How do we do that? We go to the Holy Scriptures. We sit under its examination. We allow all our thinking to be tested according to its authority and to receive its criticism and to have our minds corrected according to Holy Scripture. Understanding that all of our thinking must be brought captive to the word of God – must be brought captive to Christ – is one of the first steps in Christian discipleship, and it is a great compliment to these disciples that when they were baffled about what in the world Jesus meant, they didn’t make something up on their own. The Word of God is the only rule of faith and practice, not my ideas.
III. Christians Must Live and Minister in the Kingdom in Light of the Final Judgment: Retributive and Remunerative
There’s one last thing I want to point out to you. Here in verses 40-43, we see that Jesus reminds us that Christians must live and minister in the kingdom in light of the final judgment. We must never have the final judgment out of our minds. Understand that when Jesus tells the disciples that they must be patient; they must not go and attempt to uproot all the tares. He is not saying to them that God does not care about sin. He’s not saying that God is not going to bring judgment against them.
We must be certain, my friends, that that judgment will come.
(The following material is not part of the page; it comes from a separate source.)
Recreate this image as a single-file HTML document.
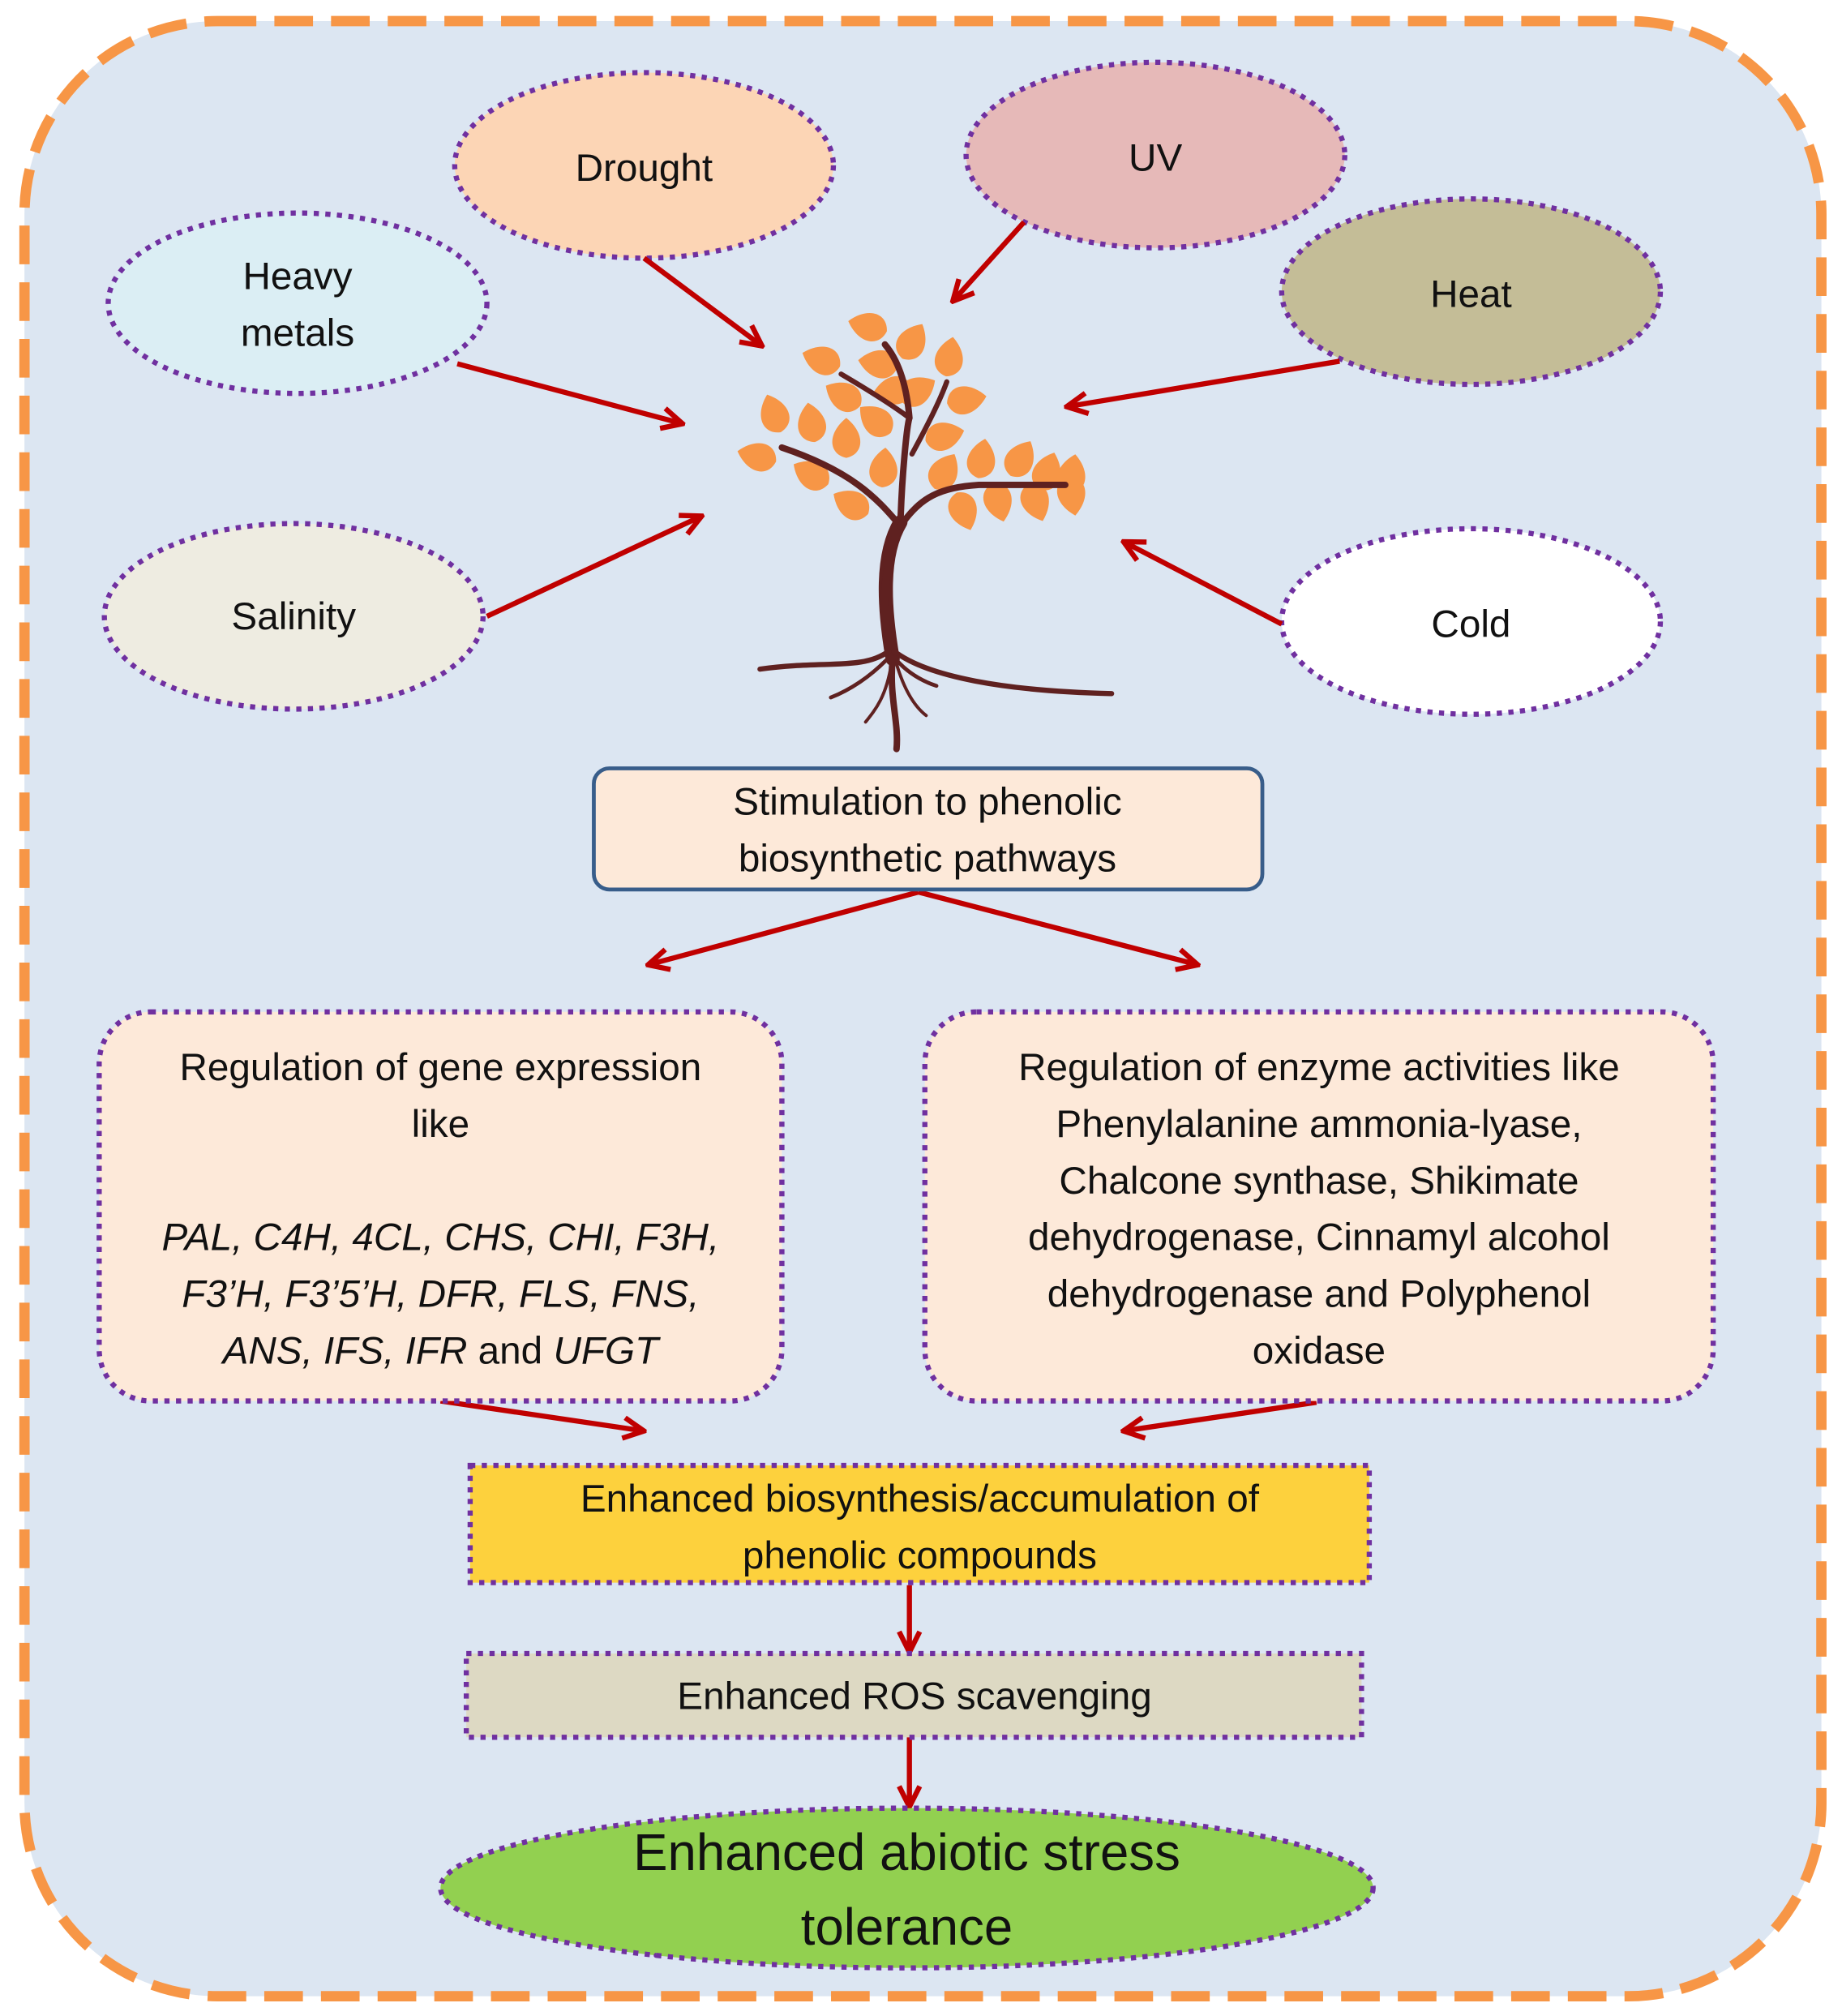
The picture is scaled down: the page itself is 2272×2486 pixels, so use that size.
<!DOCTYPE html>
<html><head><meta charset="utf-8"><style>
html,body{margin:0;padding:0;background:#fff;}
svg{display:block;}
text{font-family:"Liberation Sans",sans-serif;fill:#111;}
</style></head><body>
<svg width="2272" height="2486" viewBox="0 0 1430 1564" xmlns="http://www.w3.org/2000/svg">
<defs>
<marker id="ah" viewBox="0 0 10 10" refX="8" refY="5" markerWidth="5" markerHeight="5" orient="auto-start-reverse" markerUnits="strokeWidth">
<path d="M1,1 L9,5 L1,9" fill="none" stroke="#c00000" stroke-width="2"/>
</marker>
<g id="leaf"><path d="M0,15 C14,12 15,-4 0,-16 C-15,-4 -14,12 0,15Z" fill="#f79646"/></g>
</defs>
<rect x="0" y="0" width="1430" height="1564" fill="#fff"/>
<rect x="19" y="16" width="1395" height="1533" rx="150" fill="#dce6f2" stroke="#f79646" stroke-width="8" stroke-dasharray="30,14"/>

<g stroke="#7030a0" stroke-width="4" stroke-dasharray="4,5">
<ellipse cx="500" cy="128" rx="147" ry="72" fill="#fcd5b5"/>
<ellipse cx="897" cy="120" rx="147" ry="72" fill="#e6b9b8"/>
<ellipse cx="231" cy="235" rx="147" ry="70" fill="#dbeef4"/>
<ellipse cx="1142" cy="226" rx="147" ry="72" fill="#c4bd97"/>
<ellipse cx="228" cy="478" rx="147" ry="72" fill="#eeece1"/>
<ellipse cx="1142" cy="482" rx="147" ry="72" fill="#ffffff"/>
</g>
<g font-size="30" text-anchor="middle">
<text x="500" y="140">Drought</text>
<text x="897" y="132">UV</text>
<text x="231" y="224">Heavy</text>
<text x="231" y="268">metals</text>
<text x="1142" y="238">Heat</text>
<text x="228" y="488">Salinity</text>
<text x="1142" y="494">Cold</text>
</g>

<g stroke="#c00000" stroke-width="4" fill="none" marker-end="url(#ah)">
<line x1="500" y1="200" x2="590" y2="267"/>
<line x1="795" y1="172" x2="741" y2="232"/>
<line x1="355" y1="282" x2="528" y2="328"/>
<line x1="1040" y1="280" x2="830" y2="315"/>
<line x1="378" y1="478" x2="543" y2="401"/>
<line x1="995" y1="484" x2="874" y2="421"/>
<line x1="713" y1="692" x2="505" y2="748"/>
<line x1="713" y1="692" x2="928" y2="748"/>
<line x1="342" y1="1087" x2="498" y2="1110"/>
<line x1="1022" y1="1088" x2="874" y2="1110"/>
<line x1="706" y1="1230" x2="706" y2="1280"/>
<line x1="706" y1="1348" x2="706" y2="1400"/>
</g>

<!-- tree -->
<g>
<use href="#leaf" transform="translate(674,253) rotate(-75)"/>
<use href="#leaf" transform="translate(708,265) rotate(30)"/>
<use href="#leaf" transform="translate(638,279) rotate(-70)"/>
<use href="#leaf" transform="translate(682,282) rotate(-80)"/>
<use href="#leaf" transform="translate(737,277) rotate(10)"/>
<use href="#leaf" transform="translate(655,307) rotate(-60)"/>
<use href="#leaf" transform="translate(693,303) rotate(-100)"/>
<use href="#leaf" transform="translate(712,303) rotate(60)"/>
<use href="#leaf" transform="translate(750,310) rotate(80)"/>
<use href="#leaf" transform="translate(680,326) rotate(-50)"/>
<use href="#leaf" transform="translate(601,321) rotate(-20)"/>
<use href="#leaf" transform="translate(630,328) rotate(-10)"/>
<use href="#leaf" transform="translate(657,340) rotate(0)"/>
<use href="#leaf" transform="translate(733,338) rotate(75)"/>
<use href="#leaf" transform="translate(588,354) rotate(-75)"/>
<use href="#leaf" transform="translate(630,368) rotate(-60)"/>
<use href="#leaf" transform="translate(686,363) rotate(5)"/>
<use href="#leaf" transform="translate(733,366) rotate(30)"/>
<use href="#leaf" transform="translate(762,356) rotate(10)"/>
<use href="#leaf" transform="translate(792,356) rotate(30)"/>
<use href="#leaf" transform="translate(813,366) rotate(20)"/>
<use href="#leaf" transform="translate(832,368) rotate(10)"/>
<use href="#leaf" transform="translate(661,391) rotate(-60)"/>
<use href="#leaf" transform="translate(748,396) rotate(160)"/>
<use href="#leaf" transform="translate(775,389) rotate(165)"/>
<use href="#leaf" transform="translate(804,389) rotate(160)"/>
<use href="#leaf" transform="translate(832,384) rotate(170)"/>
</g>
<g fill="none" stroke="#5f2120" stroke-linecap="round">
<path d="M693,511 C686,470 684,430 699,405" stroke-width="11"/>
<path d="M693,505 C680,470 690,430 699,405" stroke-width="6"/>
<path d="M699,408 C700,370 704,330 706,324 C704,300 698,280 687,267" stroke-width="5"/>
<path d="M699,408 C680,385 660,365 607,347" stroke-width="5"/>
<path d="M706,324 C690,312 670,300 653,290" stroke-width="4"/>
<path d="M699,408 C715,385 730,378 760,376 L827,376" stroke-width="5"/>
<path d="M708,352 C720,330 730,310 735,296" stroke-width="4"/>
<path d="M690,505 C670,520 640,512 590,519" stroke-width="4"/>
<path d="M694,505 C720,525 780,536 863,538" stroke-width="4"/>
<path d="M688,512 C675,525 660,535 645,541" stroke-width="3"/>
<path d="M696,512 C705,522 715,528 727,532" stroke-width="3"/>
<path d="M692,515 C688,540 680,550 672,560" stroke-width="2.5"/>
<path d="M696,515 C702,535 710,548 719,555" stroke-width="2.5"/>
<path d="M693,511 C690,540 698,560 696,581" stroke-width="5"/>
</g>

<rect x="461" y="596" width="519" height="94" rx="12" fill="#fde9d9" stroke="#385d8a" stroke-width="3"/>
<g font-size="30" text-anchor="middle">
<text x="720" y="632">Stimulation to phenolic</text>
<text x="720" y="676">biosynthetic pathways</text>
</g>

<g stroke="#7030a0" stroke-width="4" stroke-dasharray="4,5">
<rect x="77" y="785" width="530" height="302" rx="40" fill="#fde9d9"/>
<rect x="718" y="785" width="612" height="302" rx="40" fill="#fde9d9"/>
<rect x="365" y="1137" width="698" height="91" fill="#fdd13d"/>
<rect x="362" y="1283" width="695" height="65" fill="#ddd9c3"/>
<ellipse cx="704" cy="1465" rx="362" ry="62" fill="#92d050"/>
</g>
<g font-size="30" text-anchor="middle">
<text x="342" y="838">Regulation of gene expression</text>
<text x="342" y="882">like</text>
<text x="342" y="970" font-style="italic">PAL, C4H, 4CL, CHS, CHI, F3H,</text>
<text x="342" y="1014" font-style="italic">F3’H, F3’5’H, DFR, FLS, FNS,</text>
<text x="342" y="1058"><tspan font-style="italic">ANS, IFS, IFR</tspan> and <tspan font-style="italic">UFGT</tspan></text>
<text x="1024" y="838">Regulation of enzyme activities like</text>
<text x="1024" y="882">Phenylalanine ammonia-lyase,</text>
<text x="1024" y="926">Chalcone synthase,   Shikimate</text>
<text x="1024" y="970">dehydrogenase, Cinnamyl alcohol</text>
<text x="1024" y="1014">dehydrogenase and Polyphenol</text>
<text x="1024" y="1058">oxidase</text>
<text x="714" y="1173">Enhanced biosynthesis/accumulation of</text>
<text x="714" y="1217">phenolic compounds</text>
<text x="710" y="1326">Enhanced ROS scavenging</text>
<text x="704" y="1451" font-size="40">Enhanced abiotic stress</text>
<text x="704" y="1509" font-size="40">tolerance</text>
</g>
</svg>
</body></html>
This is because Jesus is not denying the judgment; in fact, He is emphatically asserting that there will be a day when justice is done, and when all the accounts are set straight, when sin is punished and righteousness is rewarded. And He says in verse 42, in the most shocking terms, that unbelief is going to be judged with eternally comfortless sorrow and eternally incurable indignation against God and against others and against ourselves, for all those who are “tares” – who have not embraced the Lord Jesus Christ by faith – He says judgment is coming. And He’s even asking His disciples to be patient with unbelief because we know that judgment is going to be so frightening and hard. God’s patience is not an opportunity to be apathetic about the final judgment. It is an opportunity for today – and for today only – to realize our sins, to flee from them and to run to Christ. And if we will run there, we will not only be spared the final judgment of the ungodly, but we will also find for ourselves a shining glory in the kingdom of our Father.